_The task_. Copy each line of the entries beneath that contains the word "produces".

_Entries provided_.
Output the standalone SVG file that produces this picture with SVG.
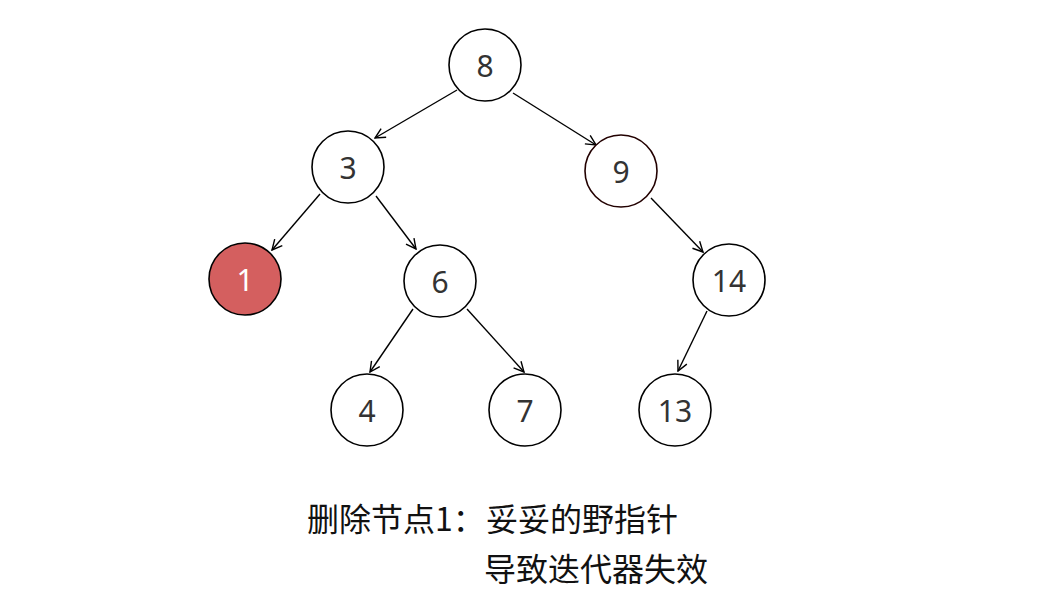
<svg xmlns="http://www.w3.org/2000/svg" width="1053" height="601" viewBox="0 0 1053 601">
<style>
.n circle{fill:#fff;stroke:#000;stroke-width:1.6}
.n text{font-family:"Noto Sans","Noto Sans CJK SC",sans-serif;font-size:30px;fill:#333;text-anchor:middle;dominant-baseline:central}
#edges line{stroke:#000;stroke-width:1.4;marker-end:url(#ah)}
.cap{font-family:"Noto Sans CJK SC","Noto Sans",sans-serif;font-size:32px;fill:#111}
</style>
<defs>
<marker id="ah" viewBox="0 0 12 12" refX="11" refY="6" markerWidth="12" markerHeight="12" markerUnits="userSpaceOnUse" orient="auto">
<path d="M1,1 L11,6 L1,11" fill="none" stroke="#000" stroke-width="1.4"/>
</marker>
</defs>
<rect width="1053" height="601" fill="#fff"/>
<g id="edges">
<line x1="457" y1="90" x2="375" y2="138"/>
<line x1="513" y1="93" x2="596" y2="145"/>
<line x1="320" y1="194" x2="272" y2="250"/>
<line x1="376" y1="196" x2="416" y2="249"/>
<line x1="651" y1="198" x2="703" y2="252"/>
<line x1="413" y1="309" x2="370" y2="372"/>
<line x1="467" y1="309" x2="524" y2="372"/>
<line x1="707" y1="311" x2="678" y2="371"/>
</g>
<g id="n8" class="n"><circle cx="485" cy="65" r="36"/><text x="485" y="65">8</text></g>
<g id="n3" class="n"><circle cx="348" cy="167" r="36"/><text x="348" y="167">3</text></g>
<g id="n9" class="n"><circle cx="621" cy="171" r="36" style="stroke:#200"/><text x="621" y="171">9</text></g>
<g id="n1" class="n"><circle cx="245" cy="279" r="36" style="fill:#d45f5f"/><text x="245" y="279" style="fill:#fff">1</text></g>
<g id="n6" class="n"><circle cx="440" cy="281" r="36"/><text x="440" y="281">6</text></g>
<g id="n14" class="n"><circle cx="729" cy="280" r="36"/><text x="729" y="280">14</text></g>
<g id="n4" class="n"><circle cx="367" cy="410" r="36"/><text x="367" y="410">4</text></g>
<g id="n7" class="n"><circle cx="525" cy="410" r="36"/><text x="525" y="410">7</text></g>
<g id="n13" class="n"><circle cx="675" cy="410" r="36"/><text x="675" y="410">13</text></g>
<g id="caption">
<text class="cap" x="307" y="531">删除节点1：</text>
<text class="cap" x="486" y="531">妥妥的野指针</text>
<text class="cap" x="484" y="581">导致迭代器失效</text>
</g>
</svg>
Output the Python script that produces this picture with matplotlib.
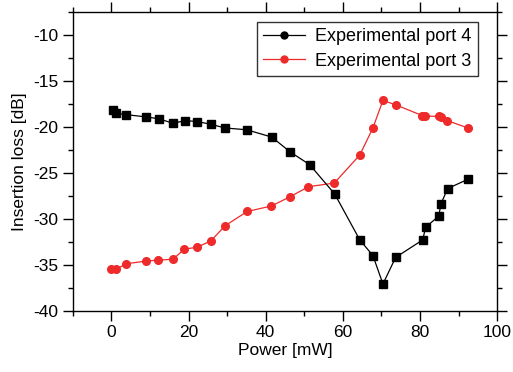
import matplotlib
matplotlib.use('Agg')
import matplotlib.pyplot as plt
from matplotlib.lines import Line2D
from matplotlib.ticker import MultipleLocator

plt.rcParams['font.family'] = ['Liberation Sans', 'DejaVu Sans']
plt.rcParams['axes.unicode_minus'] = False

# Datos: potencia [mW] y perdida de insercion [dB]
power_p4 = [0.4, 1.1, 3.8, 9.0, 12.3, 16.0, 19.1, 22.2, 25.8, 29.4, 35.1, 41.6, 46.3,
            51.4, 57.9, 64.4, 67.8, 70.4, 73.7, 80.7, 81.5, 84.9, 85.4, 87.2, 92.4]
loss_p4 = [-18.1, -18.5, -18.65, -18.9, -19.1, -19.6, -19.3, -19.4, -19.7, -20.1, -20.3,
           -21.1, -22.7, -24.1, -27.3, -32.3, -34.0, -37.1, -34.2, -32.3, -30.9, -29.7,
           -28.4, -26.7, -25.7]

power_p3 = [0.0, 1.2, 3.8, 9.0, 12.2, 16.0, 18.9, 22.2, 25.8, 29.5, 35.2, 41.5, 46.3,
            51.1, 57.8, 64.4, 67.8, 70.4, 73.8, 80.6, 81.3, 84.9, 85.4, 87.1, 92.4]
loss_p3 = [-35.5, -35.5, -34.9, -34.6, -34.5, -34.4, -33.3, -33.1, -32.4, -30.75, -29.2,
           -28.6, -27.6, -26.5, -26.1, -23.05, -20.1, -17.1, -17.6, -18.75, -18.8, -18.85,
           -18.95, -19.3, -20.1]

labels = ['Experimental port 4', 'Experimental port 3']

red = '#ee2a2a'

fig = plt.figure(figsize=(5.13, 3.72), dpi=100)
ax = fig.add_axes([0.142, 0.165, 0.827, 0.802])

ax.plot(power_p4, loss_p4, color='black', lw=0.9, marker='s', ms=6, zorder=3)
ax.plot(power_p3, loss_p3, color=red, lw=0.9, marker='o', ms=5.5, zorder=2)

ax.set_xlim(-10, 100)
ax.set_ylim(-40, -7.5)
ax.xaxis.set_major_locator(MultipleLocator(20))
ax.xaxis.set_minor_locator(MultipleLocator(10))
ax.yaxis.set_major_locator(MultipleLocator(5))
ax.yaxis.set_minor_locator(MultipleLocator(2.5))
ax.tick_params(which='both', direction='out', top=True, right=True,
               labeltop=False, labelright=False, labelsize=12.5, width=1)
ax.tick_params(which='major', length=7)
ax.tick_params(which='minor', length=3.5)
for s in ax.spines.values():
    s.set_linewidth(1)

ax.set_xlabel('Power [mW]', fontsize=12.5, labelpad=2)
ax.set_ylabel('Insertion loss [dB]', fontsize=12.5, labelpad=4)

handles = [Line2D([], [], color='black', lw=0.9, marker='o', ms=5),
           Line2D([], [], color=red, lw=0.9, marker='o', ms=5)]
leg = ax.legend(handles, labels, loc='upper right', bbox_to_anchor=(0.955, 0.967),
                fontsize=13, frameon=True, fancybox=False, edgecolor='black',
                handlelength=2.3, borderpad=0.35, labelspacing=0.4, handletextpad=0.6,
                borderaxespad=0)
leg.get_frame().set_linewidth(1)

fig.savefig('out.png', dpi=100)
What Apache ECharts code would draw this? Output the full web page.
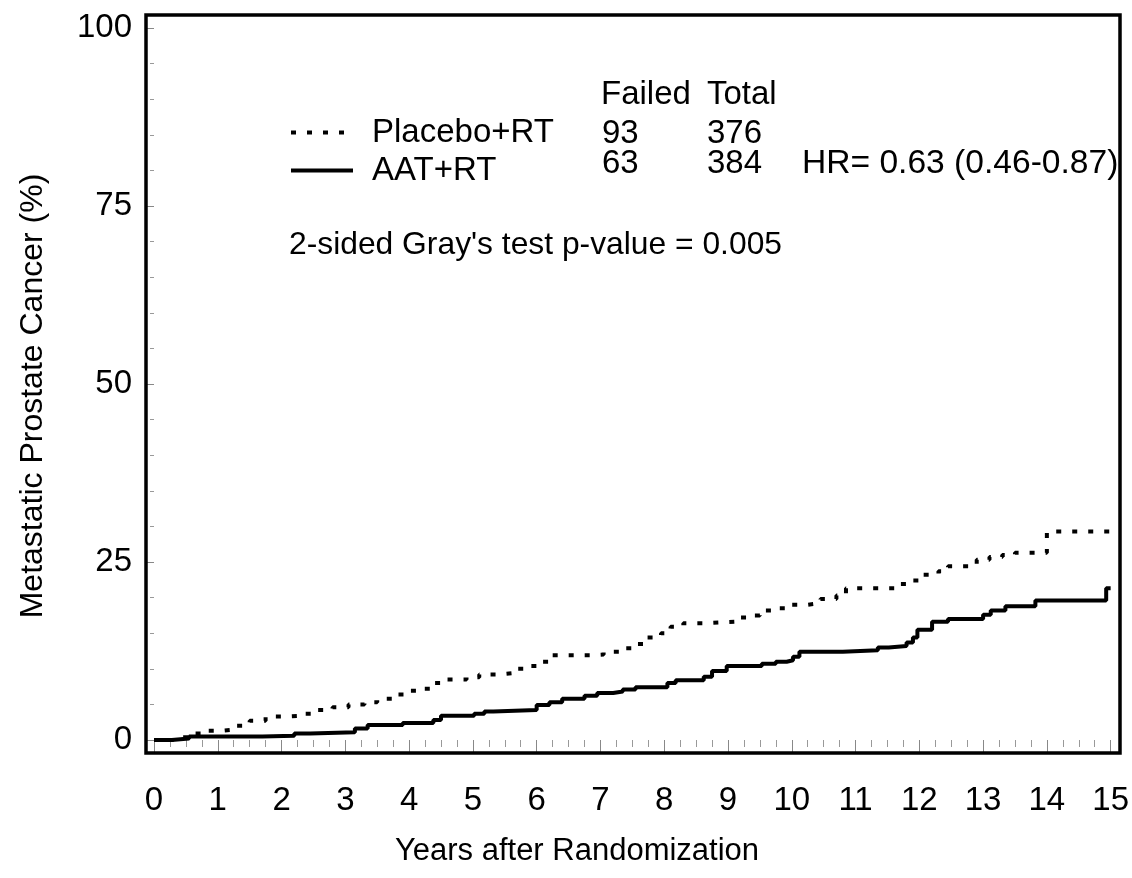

_Solution for this problem_.
Output the standalone SVG file that produces this picture with SVG.
Output the Python script that produces this picture with matplotlib.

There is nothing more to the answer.